A discussion on the Trump immigration ban.
By PULKIT AGARWAL
In the backdrop of an extremely strict immigration reform enacted by the White House last week, the JFK Jr. Forum hosted a discussion on Friday, February 3, that brought a diverse range of perspectives on the policy together. The panel comprised David French, a staunch conservative writer for the National Review; Juliette Kayyem, lecturer in international security at Harvard Kennedy School; Gil Kerlikowske, Resident Fellow at the IOP and Commissioner of US Customs and Border Protection; Moshik Temkin, professor of History and Public Policy at Harvard Kennedy School; and, the moderator, Professor R. Nicholas Burns also of Harvard Kennedy School. Given that almost half of the school’s student population is international, its community held an important stake in the discussion, rightly reflected in the large number of enthused audience members that turned out for the event.
The discussion began with three important questions that have been raised by the executive order: one, was this the right policy decision; two, is it being implemented effectively; and three, what would be its impact on the community at large.
Mr.
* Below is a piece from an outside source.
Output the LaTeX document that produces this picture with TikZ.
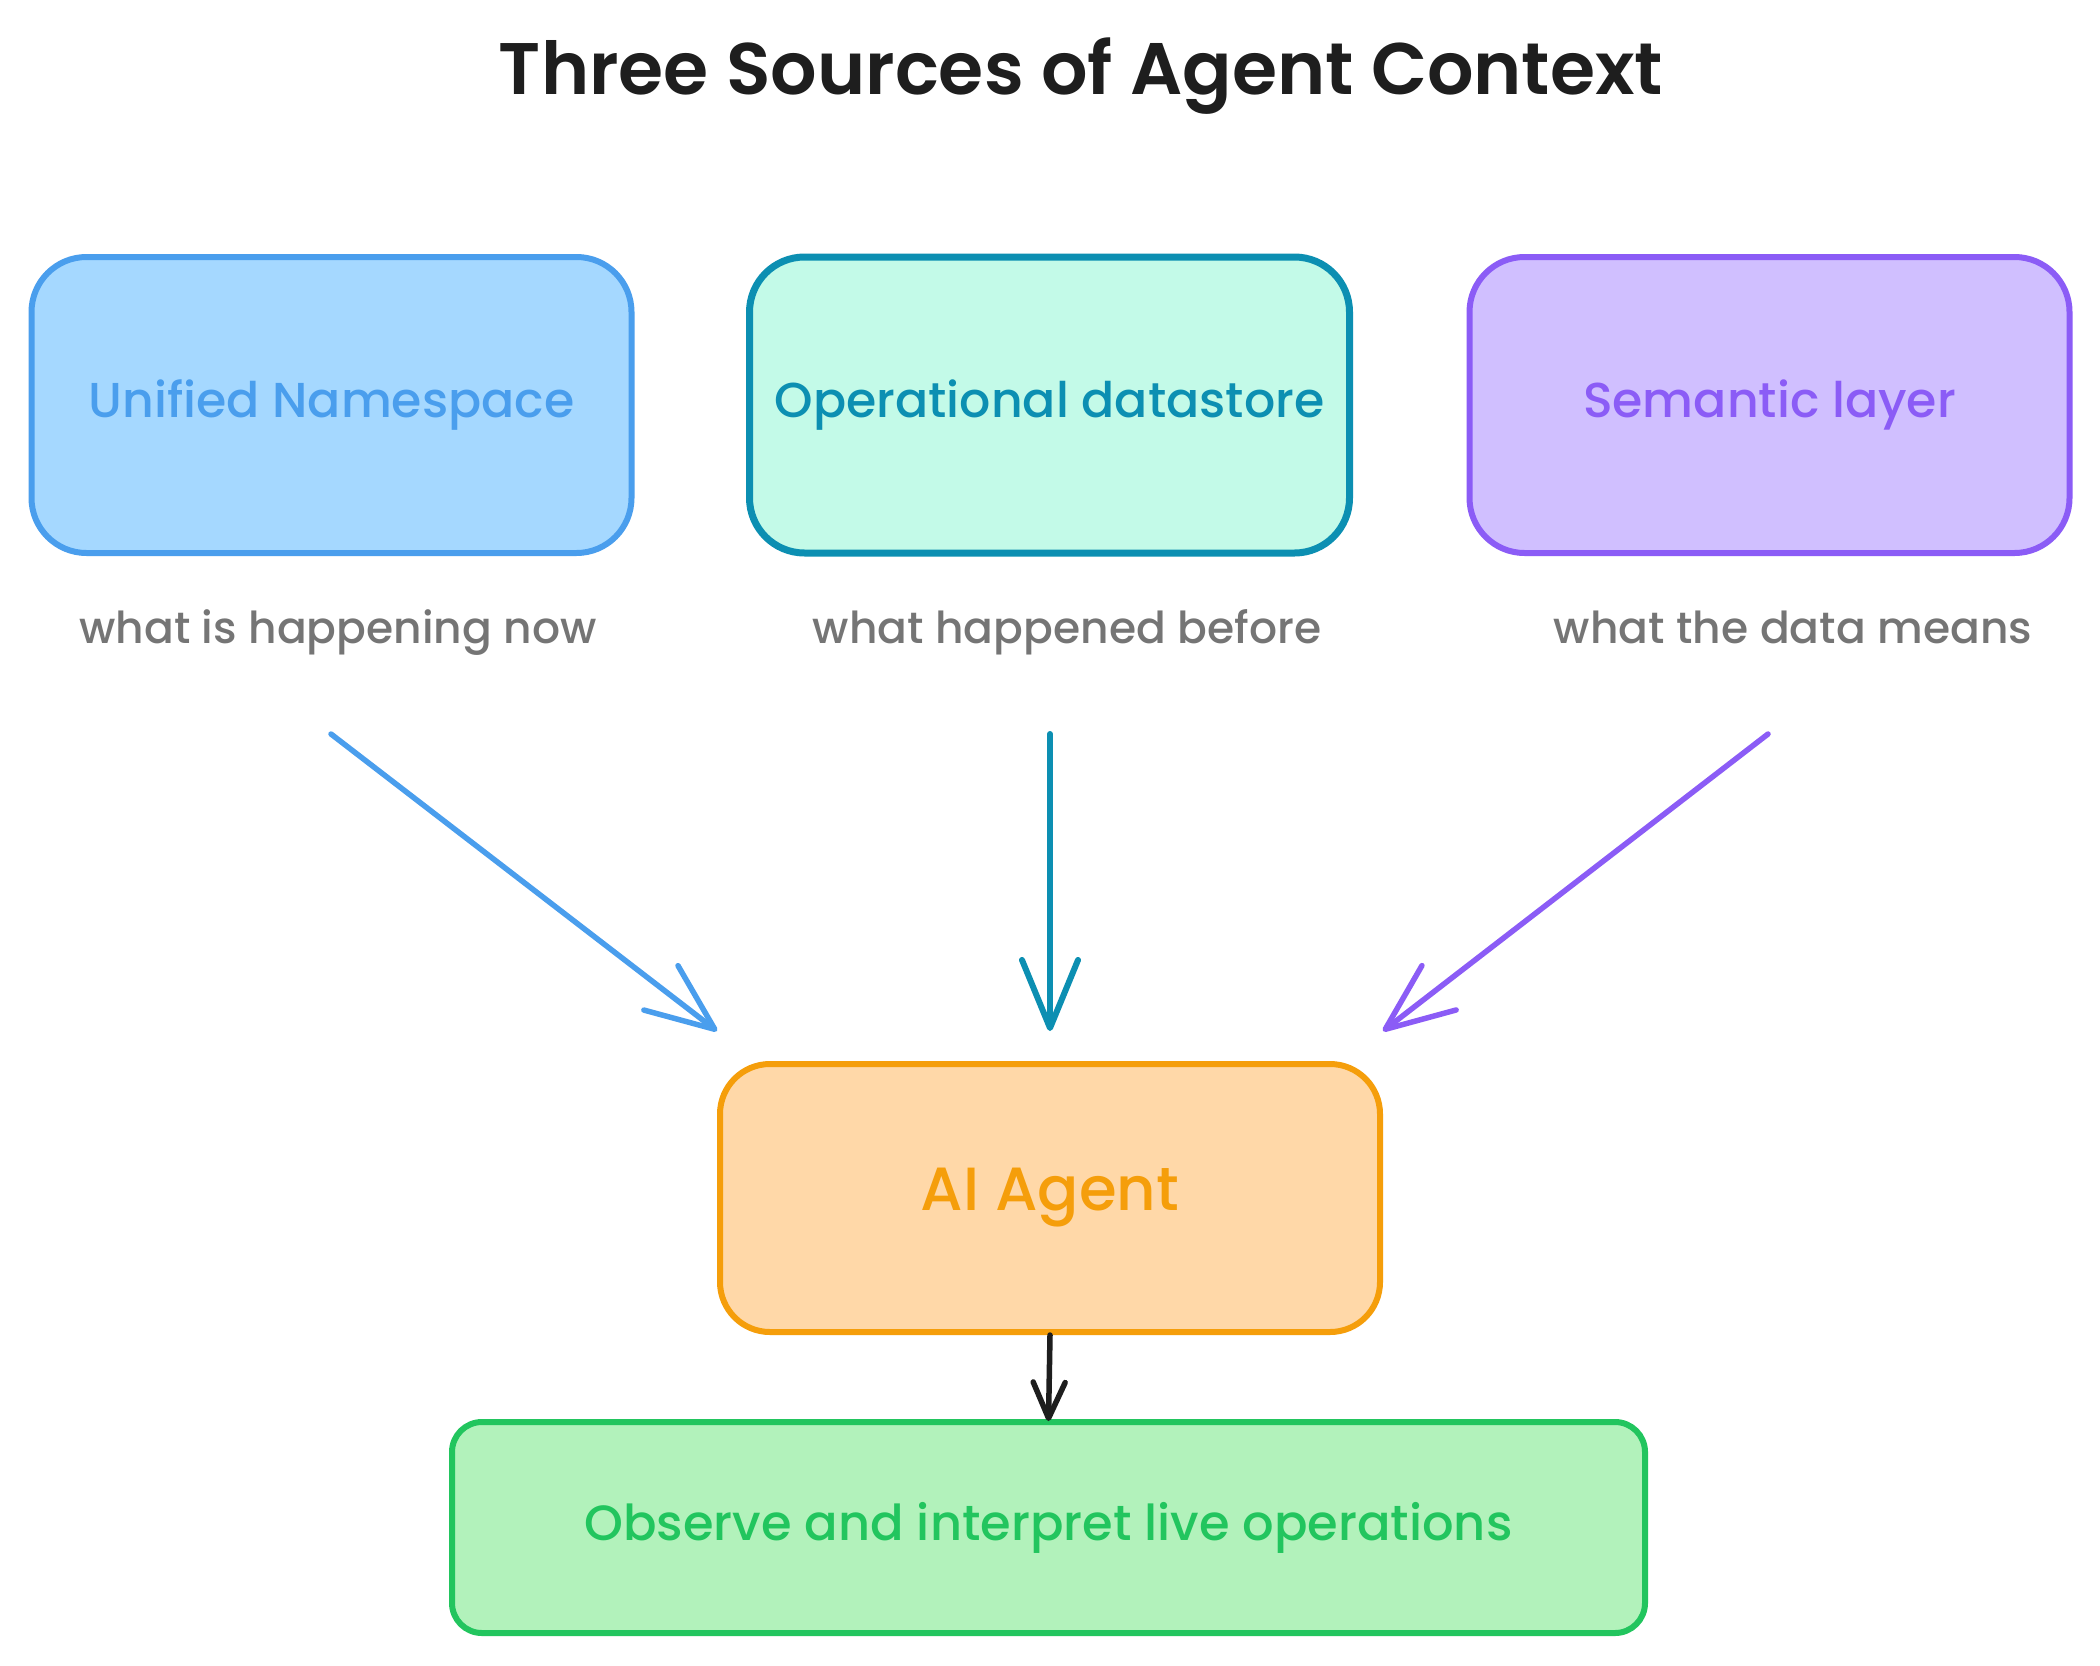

French articulated that while the policy is in itself a mere “baby-step” in the direction of a larger overhaul of US security policy, it has been effective in hitting the pause button at a time of escalating threat. He claimed that while the list of seven countries that have been included in the order is “defensible”, it should have included Saudi Arabia, Pakistan, and Russia. “It may not have been the right time to mess with the Iraqis, though” he added.
Other panelists were far more critical of the order. Juliette Kayyem clarified that regardless of how strict measures were enacted, they would fail to reduce the vulnerability of US citizens to zero. The primary source of threat, it would appear, is not international but domestic. Referring to the increasing number of self-radicalized people within the US, she said it was perhaps not that bad after all, for we have resources to deal with these people better than we can with radicalized individuals overseas. As a member of the Arab-American community, she further added that Muslim Americans were rightfully angry and concerned at an increasingly uncertain time.
While it remains to be seen exactly how this policy is rolled out in the coming days, Gil Kerlikowske took the opportunity to express concerns about what the likely scenario was going to be: a disorganized failure. He pointed out that the job of border protection agencies is not only to keep people safe, but to also welcome them to the country. One of those two is clearly not being accomplished by this order, he said.
Members from the audience got the opportunity to ask questions about what the order entailed and what it meant for the thousands of refugees stranded in Syria. A visiting student from Germany asked whether it was the right time to even prioritize security, and whether the reform sought to establish that every single American life is more valuable than thousands of Syrians’. This sentiment was echoed by Moshik Temkin when he expressed concern over the real motivations of the order. Pointing to the radically bigoted worldview of people now in government, he questioned whether the narrative of security was merely a façade for the real purpose of this policy. This, he claimed, was probably to signal to the world about the kind of people that were welcome here; and, perhaps more importantly, those who weren’t.
“It seems to me that the Muslims we are turning away are the ones in need. The reason we don’t ban Saudi citizens is because they contribute to our coffers,” Mr. Temkin said to thunderous applause.
Professor Burns ended the discussion by pointing out that security was not necessarily in line with ethics, for ways to make the US most secure can oftentimes deprive people of the chance to earn their livelihoods like millions of other immigrants have done previously. “Immigrants. We get the job done,” he said. He also announced that the university would continue to mount pressure against the executive order, for members of its own community stand to lose from its enactment. Meanwhile, the JFK Jr. Forum remains an active forum for discussions on the political environment, having hosted a discussion on Presidential Secrecy this Monday and with David Farhenthold, a Washington Post reporter, on Tuesday.
Fittingly, Harvard—along with seven other universities in Massachusetts—filed an amicus brief challenging the immigration ban on Friday.